The first payment under the federal government's new Canada Child Benefit will be made on Wednesday. For families with kids under 18 years of age, this is a big deal. In the election campaign last fall, the Liberals promised that 90 per cent of families would be better off under this program. The average amount of extra money over previous programs was estimated at $2,300 per year.
The CCB replaces the Canada Child Tax Benefit, the Universal Child Care Benefit, the family tax cut (also known as income splitting for families) and the children's fitness and arts tax credits. A notable feature of the CCB is that it's tax free. You will not have to report this money on your income tax return. The big winners are considered to be low– and middle-income families, and children and women.

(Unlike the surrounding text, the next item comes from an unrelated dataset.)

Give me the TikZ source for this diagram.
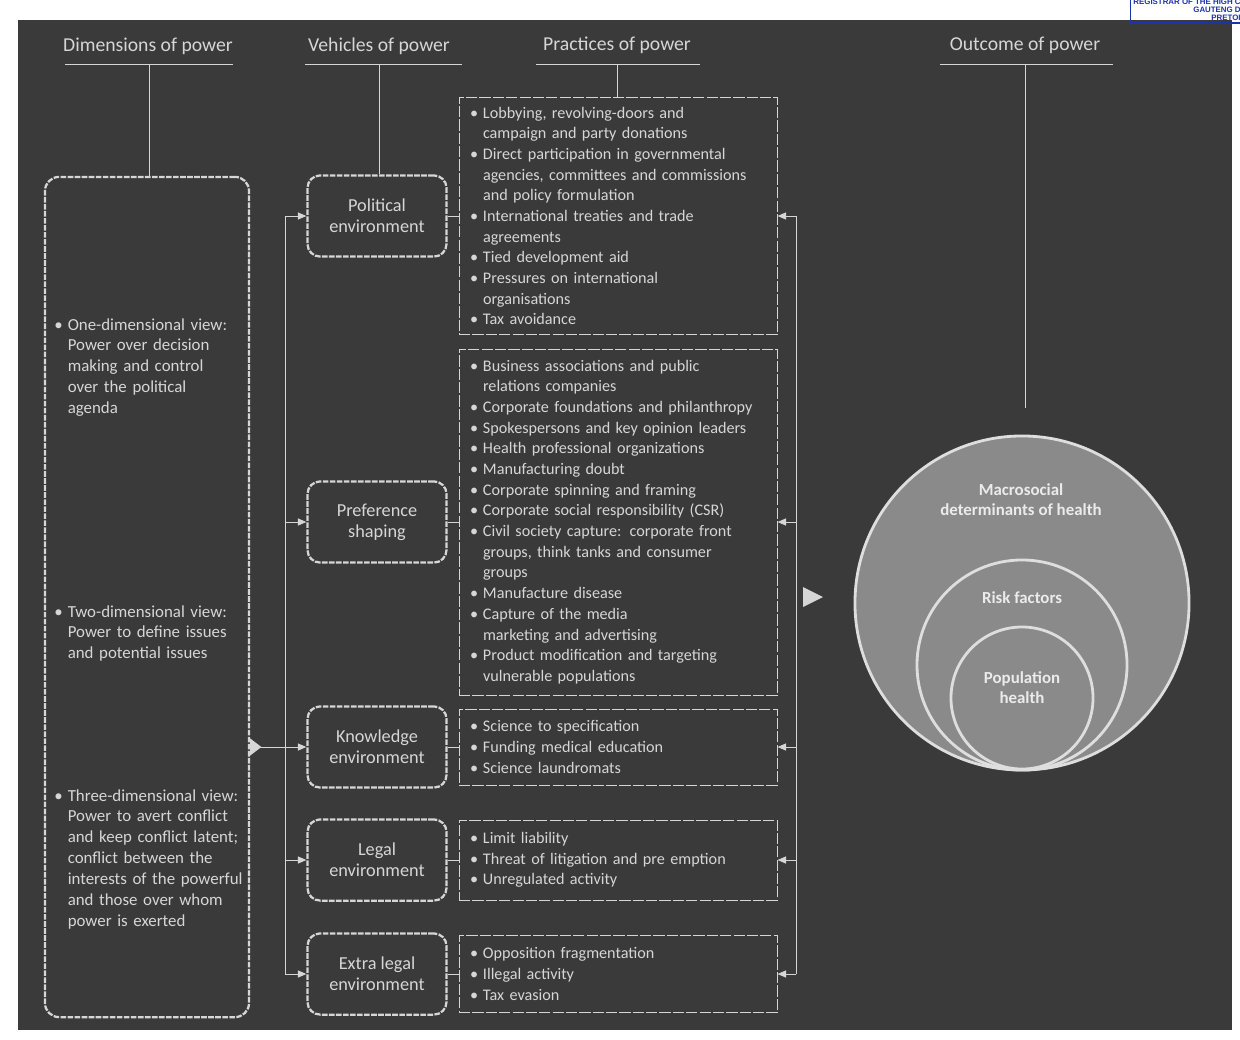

Here's a calculator for figuring out how much CCB your family is entitled to. Also check out this tool for checking your eligibility to all child and family benefits. One of the weaknesses of the CCB is that if your income drops, you can't immediately take advantage of the higher benefits you would theoretically be entitled to.
My suggestion about what to do with any additional child benefits you receive: Use them for contributions to a registered education savings plan, or RESP. The big attraction of RESPs is that the government pays you grant money of 20 cents for every dollar you contribute, up to $2,500 per year. Personal finance guy Bruce Sellery seconds my point about RESPs here.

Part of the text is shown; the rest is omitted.